December 30, 2014

The privatizing of public space

A few days ago we ran an item from WCCO in Indiana that noted, "In the next few days, the Bloomington City Attorney Sandra Johnson expects to file criminal charges against the organizers of Saturday’s protest at Mall of America... Mall officials are reportedly gathering estimates of how much money the stores lost on Saturday. Combined with the amount of overtime put in by police, Johnson said the numbers will be 'staggering,' and she wants the protest organizers to pay."

This is an extremely dangerous and undemocratic legal move. Imagine if it had been used against civil rights sit ins or labor union organizing. America's history would have been far different - and much to the worse.

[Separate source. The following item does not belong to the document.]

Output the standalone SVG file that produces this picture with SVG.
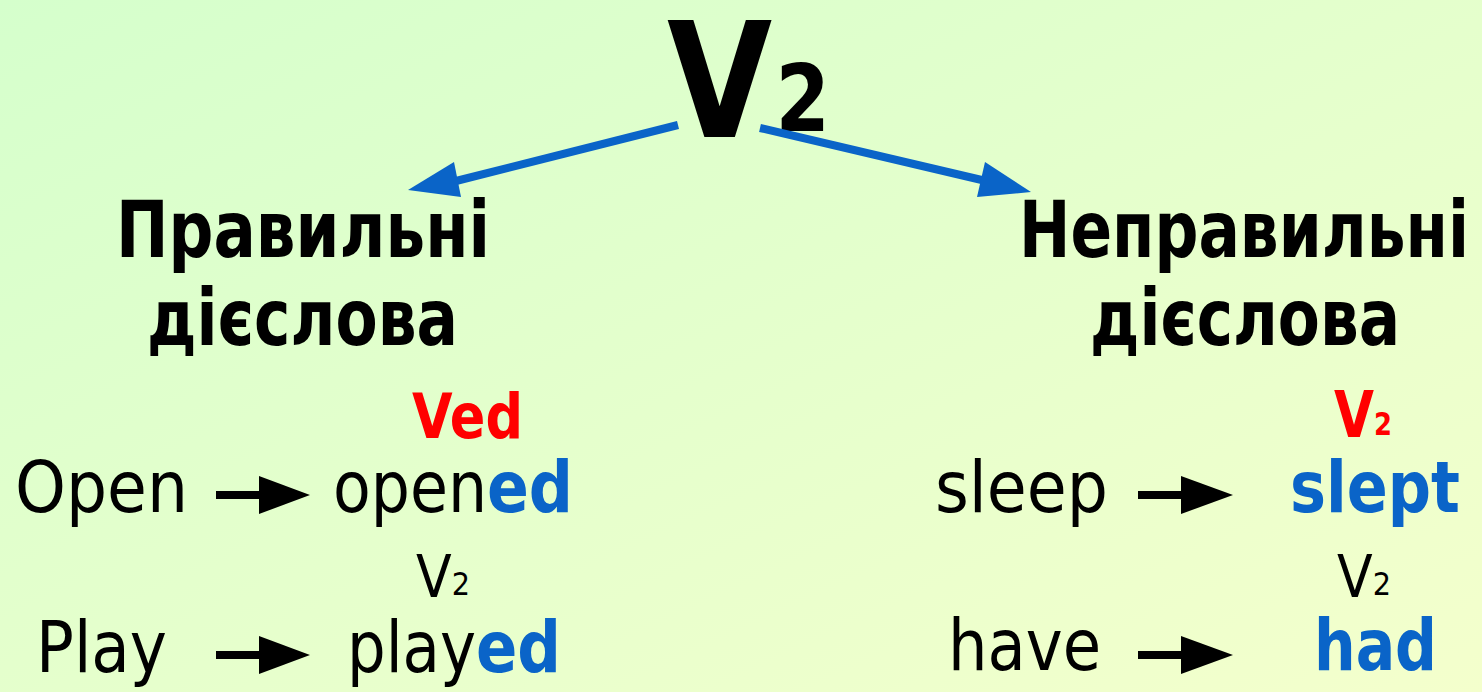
<svg xmlns="http://www.w3.org/2000/svg" width="1482" height="692" viewBox="0 0 1482 692">
<defs>
<linearGradient id="bg" x1="0" y1="0" x2="1" y2="1">
<stop offset="0" stop-color="#d5ffcc"/>
<stop offset="1" stop-color="#f4ffcc"/>
</linearGradient>
<style>
text{font-family:"DejaVu Sans","Liberation Sans",sans-serif;fill:#000}
.b{font-weight:bold}
.h{font-size:78px;font-weight:bold}
.w{font-size:72px}
.blue{fill:#0a64c8}
.red{fill:#ff0000}
.bl{stroke:#0a64c8;stroke-width:8;fill:none}
.bh{fill:#0a64c8}
.kl{stroke:#000;stroke-width:8;fill:none}
.kh{fill:#000}
</style>
</defs>
<rect width="1482" height="692" fill="url(#bg)"/>
<g id="title">
<text x="667" y="137" class="b" font-size="160" textLength="163" lengthAdjust="spacingAndGlyphs">V<tspan font-size="92" dx="4" dy="-6">2</tspan></text>
</g>
<g id="regular">
<text x="116" y="257" class="h" textLength="374" lengthAdjust="spacingAndGlyphs">Правильні</text>
<text x="147" y="345" class="h" textLength="311" lengthAdjust="spacingAndGlyphs">дієслова</text>
</g>
<g id="irregular">
<text x="1019" y="257" class="h" textLength="450" lengthAdjust="spacingAndGlyphs">Неправильні</text>
<text x="1090" y="345" class="h" textLength="310" lengthAdjust="spacingAndGlyphs">дієслова</text>
</g>
<g id="ex-open">
<text x="412" y="438" class="b red" font-size="62" textLength="111" lengthAdjust="spacingAndGlyphs">Ved</text>
<text x="15" y="512" class="w" textLength="173" lengthAdjust="spacingAndGlyphs">Open</text>
<text x="333" y="512" class="w" textLength="240" lengthAdjust="spacingAndGlyphs">open<tspan class="b blue">ed</tspan></text>
</g>
<g id="ex-play">
<text x="416" y="597" font-size="58" textLength="54" lengthAdjust="spacingAndGlyphs">V<tspan font-size="32" dy="-2">2</tspan></text>
<text x="36" y="672" class="w" textLength="131" lengthAdjust="spacingAndGlyphs">Play</text>
<text x="347" y="672" class="w" textLength="214" lengthAdjust="spacingAndGlyphs">play<tspan class="b blue">ed</tspan></text>
</g>
<g id="ex-sleep">
<text x="1334" y="437" class="b red" font-size="64" textLength="58" lengthAdjust="spacingAndGlyphs">V<tspan font-size="32" dy="-2">2</tspan></text>
<text x="935" y="512" class="w" textLength="173" lengthAdjust="spacingAndGlyphs">sleep</text>
<text x="1290" y="512" class="w b blue" textLength="170" lengthAdjust="spacingAndGlyphs">slept</text>
</g>
<g id="ex-have">
<text x="1337" y="597" font-size="58" textLength="54" lengthAdjust="spacingAndGlyphs">V<tspan font-size="32" dy="-2">2</tspan></text>
<text x="948" y="670" class="w" textLength="153" lengthAdjust="spacingAndGlyphs">have</text>
<text x="1314" y="670" class="w b blue" textLength="123" lengthAdjust="spacingAndGlyphs">had</text>
</g>
<g id="connectors">
<line class="bl" x1="678" y1="125" x2="452" y2="182"/>
<polygon class="bh" points="408,190 454,162 461,197"/>
<line class="bl" x1="760" y1="128" x2="986" y2="181"/>
<polygon class="bh" points="1031,192 985,162 977,197"/>
<line class="kl" x1="216" y1="495" x2="262" y2="495"/>
<polygon class="kh" points="259,476 310,495 259,514"/>
<line class="kl" x1="216" y1="655" x2="262" y2="655"/>
<polygon class="kh" points="259,636 310,655 259,674"/>
<line class="kl" x1="1138" y1="495" x2="1184" y2="495"/>
<polygon class="kh" points="1181,476 1233,495 1181,514"/>
<line class="kl" x1="1138" y1="655" x2="1184" y2="655"/>
<polygon class="kh" points="1181,636 1233,655 1181,674"/>
</g>
</svg>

Here's how, back in 1994, we noted the peculiar nature of malls:
Functions formerly performed by community, family and church have now been assumed not only by government but to an increasing but unappreciated degree by the private corporation. Consider the modern shopping mall, a common contemporary replacement for a town business district. Although these complexes clearly serve a public function (and are often built with considerable public concessions), they are in fact controlled by a single corporation. This corporation may, without any consultation with the persons who use the mall, enact a wide variety of laws that will be enforced by the public police. There have been repeated cases where corporate owners have sought to deny the public its constitutional rights (such as those of the First Amendment) on the grounds that the petitioners were on private property. The village square has thus been privatized.